Another excuse was that they would be relocated to Kimanis and as such, there was no reason to supply them with treated water, said another resident, Amen Ibrahim, 52.

But the reservoir tank that Arwina’s husband gave up his land for is storing water to supply the Eastern Sabah Security Command Office on the island, the only school on the island, and Gayana Resort.

“We’ve heard that the government wants to turn the island into a tourist area. And we were informed that we might be relocated from here to Kimanis.

“We are not against the government, but they should give us water supply. After all, we have voted for them in many elections,” Amen said.

Asked whether he knew Shafie Apdal, he said they shared the same ethnicity “Bajau Ubian” like most of the villagers in Gaya Asli.

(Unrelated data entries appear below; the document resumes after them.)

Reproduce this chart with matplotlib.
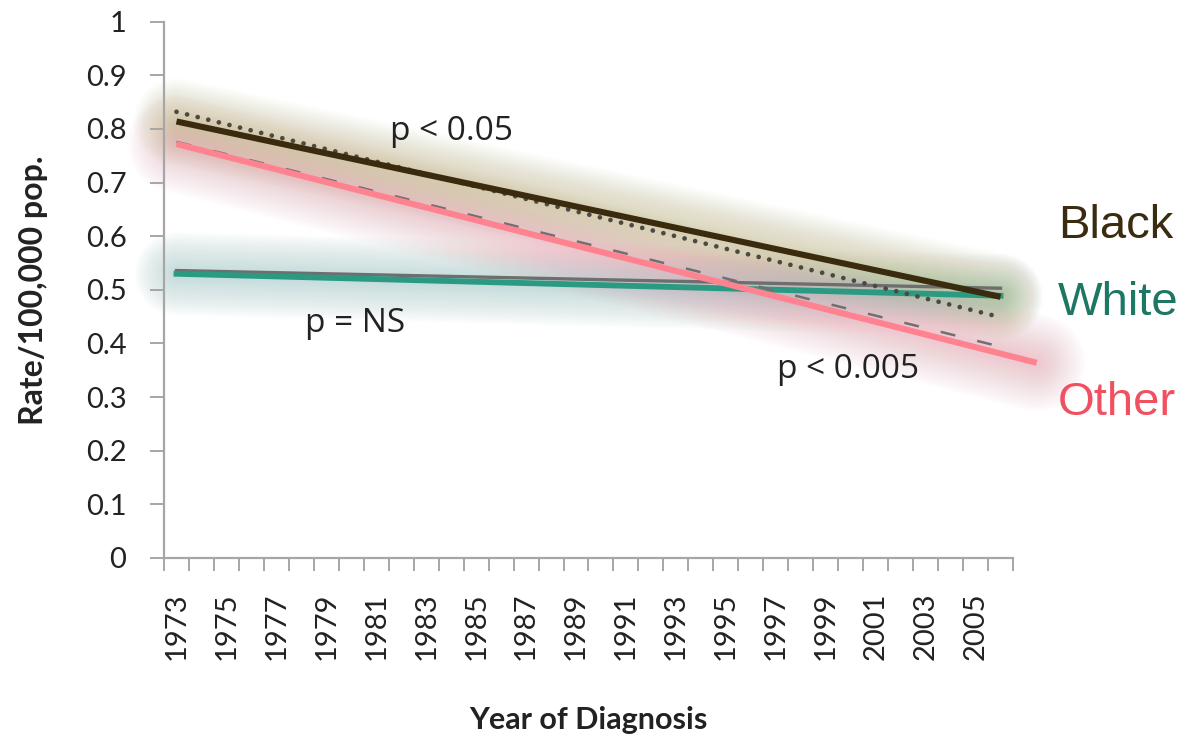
import numpy as np
import matplotlib.pyplot as plt

# trend line endpoints (category axis, one slot per year)
years = [1973, 2006]
other_years = [1973, 2007.45]   # the pink fit runs past the last category

black_fit = [0.814, 0.487]
black_obs = [0.832, 0.449]      # dotted
white_fit = [0.530, 0.489]
white_obs = [0.536, 0.503]      # thin grey
other_fit = [0.772, 0.364]
other_obs = [0.776, 0.394]      # dashed

year_labels = list(range(1973, 2006, 2))
y_ticks = [0, 0.1, 0.2, 0.3, 0.4, 0.5, 0.6, 0.7, 0.8, 0.9, 1]
y_labels = ['0', '0.1', '0.2', '0.3', '0.4', '0.5', '0.6', '0.7', '0.8', '0.9', '1']

fig = plt.figure(figsize=(11.97, 7.44), dpi=100)
ax = fig.add_axes([164 / 1197, 1 - 558 / 744, 849 / 1197, 536.3 / 744])
ax.set_xlim(1972.5, 2006.5)
ax.set_ylim(0, 1)


def glow(x, y, color, width, a=0.022, z=1):
    # soft halo: stack of wide translucent strokes
    for w in np.linspace(width, 6, 26):
        ax.plot(x, y, color=color, lw=w, alpha=a, solid_capstyle='round',
                zorder=z, clip_on=False)


glow(years, white_fit, '#9cc6c6', 60, 0.022)
glow(other_years, other_fit, '#eea2ae', 70, 0.022)
glow(years, black_fit, '#b8b070', 62, 0.02)

ax.plot(years, white_obs, color='#6e6e6e', lw=2.4, zorder=3)
ax.plot(years, white_fit, color='#2a9a82', lw=4.2, zorder=4)
ax.plot(years, black_obs, color='#4a4a40', lw=3.4, zorder=5,
        linestyle=(0, (0.01, 2.3)), dash_capstyle='round')
ax.plot(years, black_fit, color='#3a2a0e', lw=4.4, zorder=6,
        solid_capstyle='butt')
ax.plot(years, other_obs, color='#707070', lw=1.8, zorder=6,
        linestyle=(0, (6, 9)))
ax.plot(other_years, other_fit, color='#ff8290', lw=4.4, zorder=7,
        solid_capstyle='butt', clip_on=False)

for s in ['top', 'right']:
    ax.spines[s].set_visible(False)
for s in ['left', 'bottom']:
    ax.spines[s].set_color('#a6a6a6')
    ax.spines[s].set_linewidth(1.6)

tick_font = dict(family='Lato', size=21, color='#222222')
ax.set_yticks(y_ticks)
ax.set_yticklabels(y_labels, fontdict=tick_font)
ax.tick_params(axis='y', length=10, width=1.4, color='#a6a6a6', pad=17)

ax.set_xticks(year_labels)
ax.set_xticklabels([str(y) for y in year_labels], fontdict=tick_font,
                   rotation=90)
ax.tick_params(axis='x', which='major', length=0, pad=25)
ax.set_xticks(np.arange(1972.5, 2007, 1), minor=True)
ax.tick_params(axis='x', which='minor', length=9, width=1.4, color='#a6a6a6')

ax.set_ylabel('Rate/100,000 pop.', family='Lato', weight='bold', size=23,
              color='#222222', va='center')
ax.yaxis.set_label_coords(-0.154, 0.5)
ax.set_xlabel('Year of Diagnosis', family='Lato', weight='bold', size=22,
              color='#222222', va='center')
ax.xaxis.set_label_coords(0.5, -0.302)

p_font = dict(family='Open Sans', size=24, color='#222222')
fig.text(390 / 1197, 1 - 140 / 744, 'p < 0.05', **p_font)
fig.text(305 / 1197, 1 - 332 / 744, 'p = NS', **p_font)
fig.text(777 / 1197, 1 - 378 / 744, 'p < 0.005', **p_font)

lab_font = dict(family='Liberation Sans', size=34)
fig.text(1058 / 1197, 1 - 238 / 744, 'Black', color='#3a2c10', **lab_font)
fig.text(1058 / 1197, 1 - 315 / 744, 'White', color='#1e7664', **lab_font)
fig.text(1058 / 1197, 1 - 415 / 744, 'Other', color='#f0505f', **lab_font)

fig.savefig('out.png', dpi=100)
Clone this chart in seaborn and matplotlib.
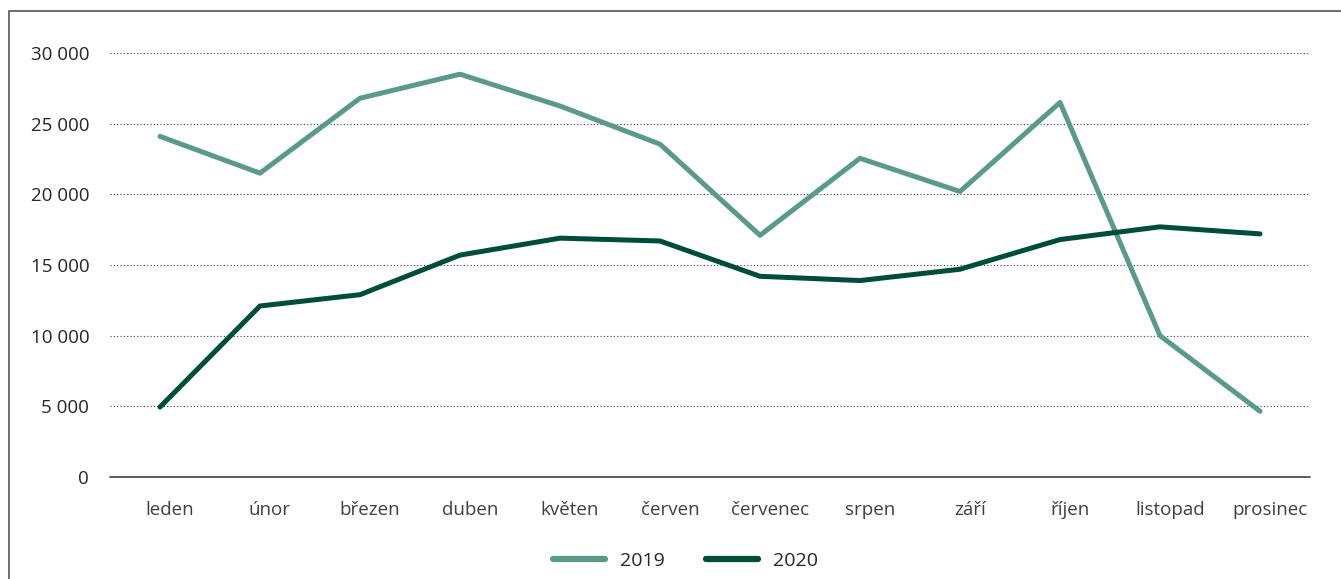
import pandas as pd
import matplotlib.pyplot as plt
import matplotlib.transforms as mtransforms
from matplotlib.patches import Rectangle
import seaborn as sns

# Data
months = ['leden', 'únor', 'březen', 'duben', 'květen', 'červen',
          'červenec', 'srpen', 'září', 'říjen', 'listopad', 'prosinec']
values_2019 = [24100, 21500, 26800, 28500, 26250, 23550,
               17100, 22550, 20200, 26500, 10000, 4650]
values_2020 = [4950, 12100, 12900, 15700, 16900, 16700,
               14200, 13900, 14700, 16800, 17700, 17200]
years = ['2019', '2020']
colors = ['#5b9a8b', '#004d3a']

df = pd.DataFrame({
    'mesic': months * 2,
    'pos': list(range(len(months))) * 2,
    'hodnota': values_2019 + values_2020,
    'rok': [years[0]] * len(months) + [years[1]] * len(months),
})

sns.set_style('white')
plt.rcParams['font.family'] = ['Open Sans', 'DejaVu Sans']

fig = plt.figure(figsize=(13.41, 5.79), dpi=100)
ax = fig.add_axes([110 / 1341, 102 / 579, 1200 / 1341, 424 / 579])

sns.lineplot(data=df, x='pos', y='hodnota', hue='rok', palette=colors,
             linewidth=3.6, ax=ax, legend=False)
for line in ax.get_lines():
    line.set_solid_capstyle('round')
    line.set_solid_joinstyle('round')

ax.set_xlim(-0.5, 11.5)
ax.set_ylim(0, 30000)
ax.set_xticks(range(len(months)))
ax.set_xticklabels(months)
ticks = list(range(0, 30001, 5000))
ax.set_yticks(ticks)
ax.set_yticklabels([f'{t:,}'.replace(',', ' ') for t in ticks])
ax.set_xlabel('')
ax.set_ylabel('')
ax.tick_params(axis='x', length=0, pad=17, labelsize=13.5, labelcolor='#404040')
ax.tick_params(axis='y', length=0, pad=15, labelsize=13.5, labelcolor='#262626')

# shift month labels slightly right like the original
offset = mtransforms.ScaledTranslation(10 / 100, 0, fig.dpi_scale_trans)
for lab in ax.get_xticklabels():
    lab.set_transform(lab.get_transform() + offset)

for t in ticks[1:]:
    ax.axhline(t, color='#404040', linestyle=(0, (1, 2)), linewidth=0.8, zorder=0)
ax.axhline(0, color='#404040', linewidth=1.2, zorder=1, clip_on=False)
for s in ax.spines.values():
    s.set_visible(False)

handles = [plt.Line2D([], [], color=c, linewidth=4.5, solid_capstyle='round') for c in colors]
fig.legend(handles, years, loc='center', bbox_to_anchor=(0.511, 0.031), ncol=2,
           frameon=False, fontsize=14, handlelength=2.7, columnspacing=2.1,
           handletextpad=0.75)

# outer frame (partly cut off at right and bottom)
fig.patches.append(Rectangle((9 / 1341, -0.1), 1.2, 1 - 11 / 579 + 0.1,
                             transform=fig.transFigure, fill=False,
                             edgecolor='#555555', linewidth=1.2))

fig.savefig('out.png', dpi=100)
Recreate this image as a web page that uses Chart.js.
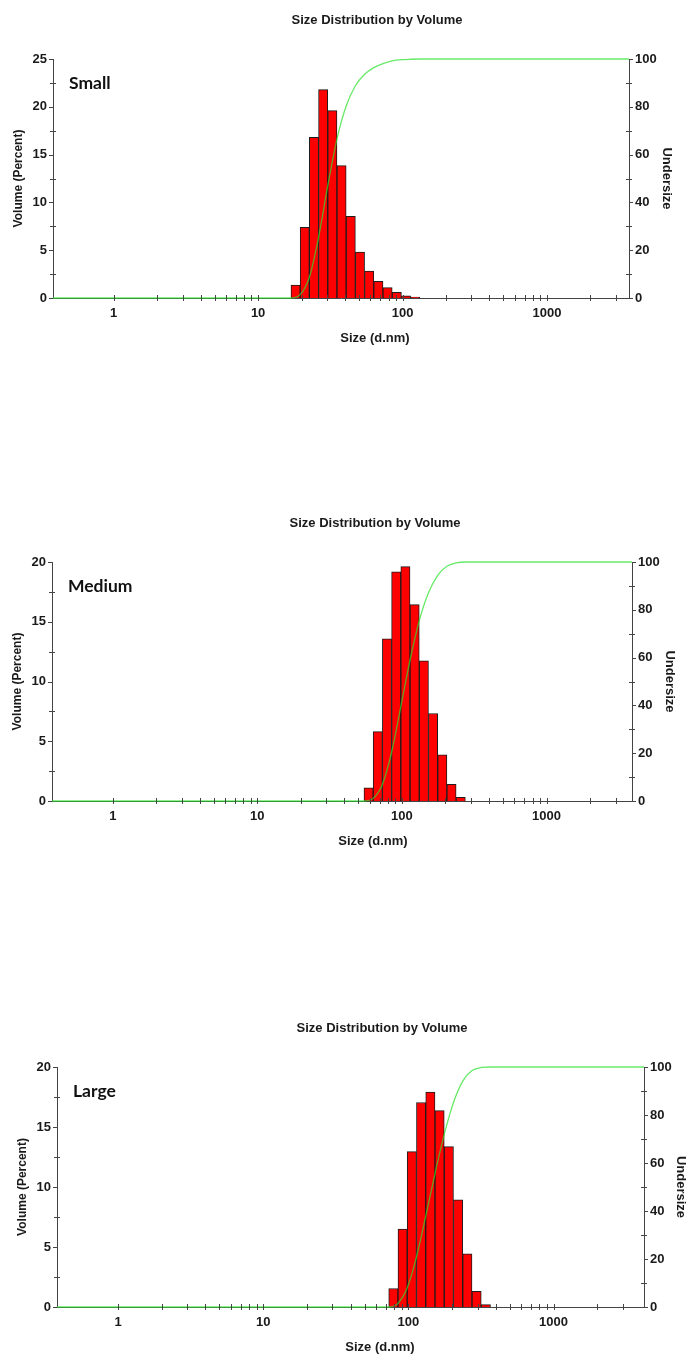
<!DOCTYPE html>
<html lang="en">
<head>
    <meta charset="UTF-8">
    <title>Size Distribution by Volume</title>
    <script src="https://cdn.jsdelivr.net/npm/chart.js"></script>
    <style>
        html, body { margin: 0; padding: 0; background: #fff; overflow: hidden; }
        #page { position: relative; width: 688px; height: 1356px; overflow: hidden; }
        .box { position: absolute; left: 0; width: 688px; height: 350px; }
    </style>
</head>
<body>
    <div id="page">
        <div class="box" style="top: 0px;"><canvas id="small"></canvas></div>
        <div class="box" style="top: 503px;"><canvas id="medium"></canvas></div>
        <div class="box" style="top: 1008px;"><canvas id="large"></canvas></div>
    </div>
    <script>
        // size classes (d.nm) and volume % of each histogram bar
        const smallSizes  = [18.17, 21.04, 24.36, 28.21, 32.67, 37.84, 43.82, 50.75, 58.77, 68.06, 78.82, 91.28, 105.7, 122.4]
        const smallVolume = [1.36, 7.39, 16.8, 21.8, 19.6, 13.84, 8.54, 4.81, 2.82, 1.74, 1.08, 0.59, 0.24, 0.1]

        const mediumSizes  = [58.77, 68.06, 78.82, 91.28, 105.7, 122.4, 141.8, 164.2, 190.1, 220.2, 255.0]
        const mediumVolume = [1.11, 5.81, 13.58, 19.17, 19.61, 16.43, 11.73, 7.32, 3.86, 1.4, 0.31]

        const largeSizes  = [78.82, 91.28, 105.7, 122.4, 141.8, 164.2, 190.1, 220.2, 255.0, 295.3, 342.0]
        const largeVolume = [1.54, 6.49, 12.95, 17.04, 17.91, 16.37, 13.37, 8.94, 4.43, 1.31, 0.2]

        // undersize (cumulative) curve, right axis
        const smallCurveSizes = [0.3, 16.88, 19.55, 22.64, 26.21, 30.36, 35.16, 40.72, 47.16, 54.61, 63.25, 73.24, 84.82, 98.23, 113.8, 131.7, 10000]
        const smallUndersize  = [0, 0, 1.4, 8.7, 25.3, 47, 66.5, 80.3, 88.8, 93.6, 96.4, 98.1, 99.2, 99.7, 99.9, 100, 100]

        const mediumCurveSizes = [0.3, 54.61, 63.25, 73.24, 84.82, 98.23, 113.8, 131.7, 152.6, 176.7, 204.6, 237.0, 274.6, 10000]
        const mediumUndersize  = [0, 0, 1.1, 6.9, 20.4, 39.5, 59, 75.4, 87.1, 94.4, 98.2, 99.6, 100, 100]

        const largeCurveSizes = [0.3, 73.24, 84.82, 98.23, 113.8, 131.7, 152.6, 176.7, 204.6, 237.0, 274.6, 317.8, 368.1, 10000]
        const largeUndersize  = [0, 0, 1.5, 8, 20.9, 37.8, 55.6, 71.9, 85.2, 94.1, 98.5, 99.8, 100, 100]

        // x axis tick marks, labels only on the decades
        const sizeTicks = [1, 2, 3, 4, 5, 6, 7, 8, 9, 10, 20, 30, 40, 50, 60, 70, 80, 90,
                           100, 200, 300, 400, 500, 600, 700, 800, 900, 1000, 2000, 3000]
        const sizeLabels = [1, 10, 100, 1000]

        const fontFamily = "'Liberation Sans', Arial, sans-serif"
        const axisColor = '#444'
        const textColor = '#1a1a1a'

        // tick marks across / outside the axis lines, the titles and the sample name
        const decor = {
            id: 'decor',
            afterDraw(chart, args, opts) {
                const ctx = chart.ctx
                const area = chart.chartArea
                const x = chart.scales.x
                const y = chart.scales.y
                const y2 = chart.scales.y2
                ctx.save()
                ctx.strokeStyle = axisColor
                ctx.lineWidth = 1
                ctx.beginPath()
                x.ticks.forEach(t => {
                    const px = Math.round(x.getPixelForValue(t.value)) + 0.5
                    ctx.moveTo(px, x.top - 3)
                    ctx.lineTo(px, x.top + 3)
                })
                y.ticks.forEach(t => {
                    const py = Math.round(y.getPixelForValue(t.value)) + 0.5
                    if (t.label !== '') { ctx.moveTo(y.right - 4, py); ctx.lineTo(y.right, py) }
                    else { ctx.moveTo(y.right - 3, py); ctx.lineTo(y.right + 3, py) }
                })
                y2.ticks.forEach(t => {
                    const py = Math.round(y2.getPixelForValue(t.value)) + 0.5
                    if (t.label !== '') { ctx.moveTo(y2.left, py); ctx.lineTo(y2.left + 4, py) }
                    else { ctx.moveTo(y2.left - 3, py); ctx.lineTo(y2.left + 3, py) }
                })
                ctx.stroke()

                ctx.fillStyle = textColor
                ctx.textBaseline = 'middle'
                ctx.textAlign = 'center'
                ctx.font = 'bold 13px ' + fontFamily
                ctx.fillText('Size Distribution by Volume', opts.titleX, area.top - 39)
                ctx.fillText('Size (d.nm)', opts.titleX - 2, area.bottom + 40)

                ctx.textAlign = 'left'
                ctx.font = "bold 17.5px Lato, 'Open Sans', sans-serif"
                ctx.fillStyle = '#111'
                ctx.fillText(opts.text, area.left + 16, area.top + 24)
                ctx.restore()
            }
        }

        const makeChart = (c) => {
            const boxHeight = 350
            const plotTop = 59
            return new Chart(document.getElementById(c.id), {
                type: 'bar',
                data: {
                    datasets: [{
                        type: 'line',
                        label: 'Undersize',
                        data: c.curveSizes.map((s, i) => ({x: s, y: c.undersize[i]})),
                        yAxisID: 'y2',
                        borderColor: 'rgba(45, 225, 45, 0.72)',
                        borderWidth: 1.3,
                        pointRadius: 0,
                        cubicInterpolationMode: 'monotone',
                        clip: {left: 0, right: 0, top: 3, bottom: 3},
                        order: 0
                    }, {
                        type: 'bar',
                        label: 'Volume',
                        data: c.sizes.map((s, i) => ({x: s, y: c.volume[i]})),
                        yAxisID: 'y',
                        backgroundColor: '#ff0000',
                        borderColor: '#1c1c1c',
                        borderWidth: 1,
                        barThickness: 'flex',
                        categoryPercentage: 1,
                        barPercentage: 1,
                        order: 1
                    }]
                },
                options: {
                    responsive: true,
                    maintainAspectRatio: false,
                    animation: false,
                    layout: { padding: { top: plotTop, left: 0, right: 0, bottom: 0 } },
                    plugins: {
                        legend: { display: false },
                        tooltip: { enabled: false },
                        title: { display: false },
                        decor: { text: c.name, titleX: c.titleX }
                    },
                    scales: {
                        x: {
                            type: 'logarithmic',
                            min: 0.38,
                            max: c.xMax,
                            offset: false,
                            afterBuildTicks: scale => { scale.ticks = sizeTicks.map(v => ({value: v})) },
                            afterFit: scale => { scale.height = boxHeight - c.plotBottom },
                            grid: { display: false, drawTicks: false },
                            border: { display: true, color: axisColor, width: 1 },
                            ticks: {
                                autoSkip: false,
                                minRotation: 0,
                                maxRotation: 0,
                                padding: 8,
                                color: textColor,
                                font: { family: fontFamily, size: 13, weight: 'bold' },
                                callback: v => sizeLabels.includes(v) ? String(v) : ''
                            }
                        },
                        y: {
                            position: 'left',
                            min: 0,
                            max: c.yMax,
                            afterFit: scale => { scale.width = c.plotLeft },
                            grid: { display: false, drawTicks: false },
                            border: { display: true, color: axisColor, width: 1 },
                            ticks: {
                                stepSize: 2.5,
                                padding: 6,
                                color: textColor,
                                font: { family: fontFamily, size: 13, weight: 'bold' },
                                callback: v => v % 5 === 0 ? String(v) : ''
                            },
                            title: {
                                display: true,
                                text: 'Volume (Percent)',
                                color: textColor,
                                font: { family: fontFamily, size: 12, weight: 'bold' },
                                padding: { top: c.plotLeft - 42, bottom: 0 }
                            }
                        },
                        y2: {
                            position: 'right',
                            min: 0,
                            max: 100,
                            afterFit: scale => { scale.width = 688 - c.plotRight },
                            grid: { display: false, drawTicks: false },
                            border: { display: true, color: axisColor, width: 1 },
                            ticks: {
                                stepSize: 10,
                                padding: 6,
                                color: textColor,
                                font: { family: fontFamily, size: 13, weight: 'bold' },
                                callback: v => v % 20 === 0 ? String(v) : ''
                            },
                            title: {
                                display: true,
                                text: 'Undersize',
                                color: textColor,
                                font: { family: fontFamily, size: 13, weight: 'bold' },
                                padding: { top: Math.max(0, 643 - c.plotRight), bottom: 0 }
                            }
                        }
                    }
                },
                plugins: [decor]
            })
        }

        makeChart({ id: 'small', name: 'Small', sizes: smallSizes, volume: smallVolume,
                    curveSizes: smallCurveSizes, undersize: smallUndersize,
                    yMax: 25, xMax: 3700, plotLeft: 53, plotRight: 629, plotBottom: 298, titleX: 377 })
        makeChart({ id: 'medium', name: 'Medium', sizes: mediumSizes, volume: mediumVolume,
                    curveSizes: mediumCurveSizes, undersize: mediumUndersize,
                    yMax: 20, xMax: 3900, plotLeft: 52, plotRight: 632, plotBottom: 298, titleX: 375 })
        makeChart({ id: 'large', name: 'Large', sizes: largeSizes, volume: largeVolume,
                    curveSizes: largeCurveSizes, undersize: largeUndersize,
                    yMax: 20, xMax: 4200, plotLeft: 57, plotRight: 644, plotBottom: 299, titleX: 382 })
    </script>
</body>
</html>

Amen also pointed out that Shafie was once an Umno man.

And while Amen was unfamiliar with Shafie’s new party, Warisan, he said the broken promise of treated water supply had made him less inclined to vote for BN in the next general election.

Another broken promise

MACC is also investigating another water supply project.

The RM45 million Semporna treatment plant at Kg Sg Intan was designed by Wilsakaya Sdn Bhd to supply water to Semporna town, in the parliamentary constituency where Shafie is MP.

Warisan member Amarjit Singh, one of the party members arrested in the MACC probe, was the designer for the treatment plant in Kg Sg Intan.

Building of the plant was later tendered out to contractors, while piping for connections to individual homes was to be done by the state Water Department which is under the purview of the Sabah government.

The water connection for the residents was also supposed to be done by the water department and not the federal ministry.

While the plant was completed last year, it is still non-operational.

MACC chief commissioner Dzulkifli Ahmad visited the Semporna plant on October 12 and said residents have been waiting more than 30 years for a stable water supply but until now, have to source water from a well that they built themselves. – October 26, 2017.